Los Angeles Times owner Patrick Soon-Shiong has announced plans to install an AI-driven "bias meter" next to every news article and op-ed published — as an effort to build credibility with readers. It’s expected to launch in January. This comes less than two months after Soon-Shiong prevented The Times’ editorial board from endorsing Kamala Harris in the November presidential election. Five of the eight editorial board members have departed, as well as other staffers.
Legal affairs columnist Harry Litman made his resignation public last week, after spending 15 years with the paper.
“[The AI meter] can't tell you what's true,” Litman tells KCRW. “It can give you an overall balance of opinion, but that's not what the north star of newspapers should be. They should be, rather, to inform accurately. And I think they are veering away from that under pressure from [President-elect Donald] Trump.”
He continues, “That's really a departure from papers’ traditional role and essential role, especially now when so many guardrails are under assault.”
Jim Newton, former LA Times editor at large and current professor of communications and public policy at UCLA, deems the AI meter “clownishly stupid” and an undermining of the paper’s staff.
“I just see no way for it to work. No way for it to be meaningful. … The way to produce thoughtful, analytical, truthful news is to hire editors and reporters who are experienced and who can do that, and then trust them to do it, not to insert some bot into their work,” Newton says. “It just strikes me as doomed to fail and to be ridiculed on the way.”
Newton says his former LA Times colleagues are outraged, puzzled, and bewildered. “It really quite explicitly says that he doesn't trust them to do the job that they are hired to do, which is to present the news; that somehow the insertion of this bot will correct what appears to be his lack of confidence in them. So I don't think there's any way for people who work there to respond to it other than to be angered by it.”
Alongside the meter’s announcement, Soon-Shiong says he’s hiring Scott Jennings, a pro-Trump political opinion contributor to CNN.
Litman says he doesn’t have anything against Jennings, but he believes that Soon-Shiong has bought Trump’s claim that papers don’t treat him fairly. “[Soon-Shiong] just seems to be ready to push in Trump's direction, but that is necessarily a push away from fact, truth, and constitutional values.”

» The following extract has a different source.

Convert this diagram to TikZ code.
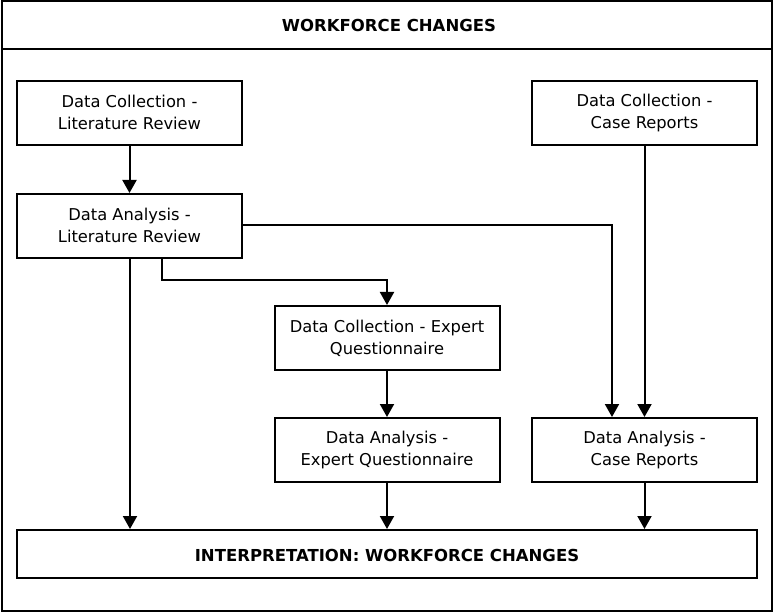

Litman emphasizes, “I do want to be clear: It's not a Democrat versus Republican thing, and he should hire whom he wants. And balance on an editorial board, I think that's perhaps one of his legitimate lookouts. That's very different from the violent actions … of uprooting editorials or changing stories. … But again, it's whether or not the paper is presenting facts and truth or shading things.”
Litman notes that beyond the newspaper industry, there seems to be “serious preparation for assault on democratic rule and embrace of giant steps toward authoritarian rule.”
Litman points out that he was never censored from writing about Trump, and he quit because he didn’t want to be part of an LA Times that he says is being recast in the identity of curing favor with Trump.
Newton adds, “What he seems to be fashioning now, or seems to want to do, is to create a Patrick Soon-Shiong newsletter that might reflect his interests and his views, but doesn't present the readership with the collective wisdom of the journalists who work there or thwarts that in some way.”
He continues, “It might be satisfying for him personally, but it so degrades the quality and the integrity of the newspaper that raises questions about why anyone could read it. I mean, he has the right to do these things. He owns the paper. But I also have the right not to read the paper.”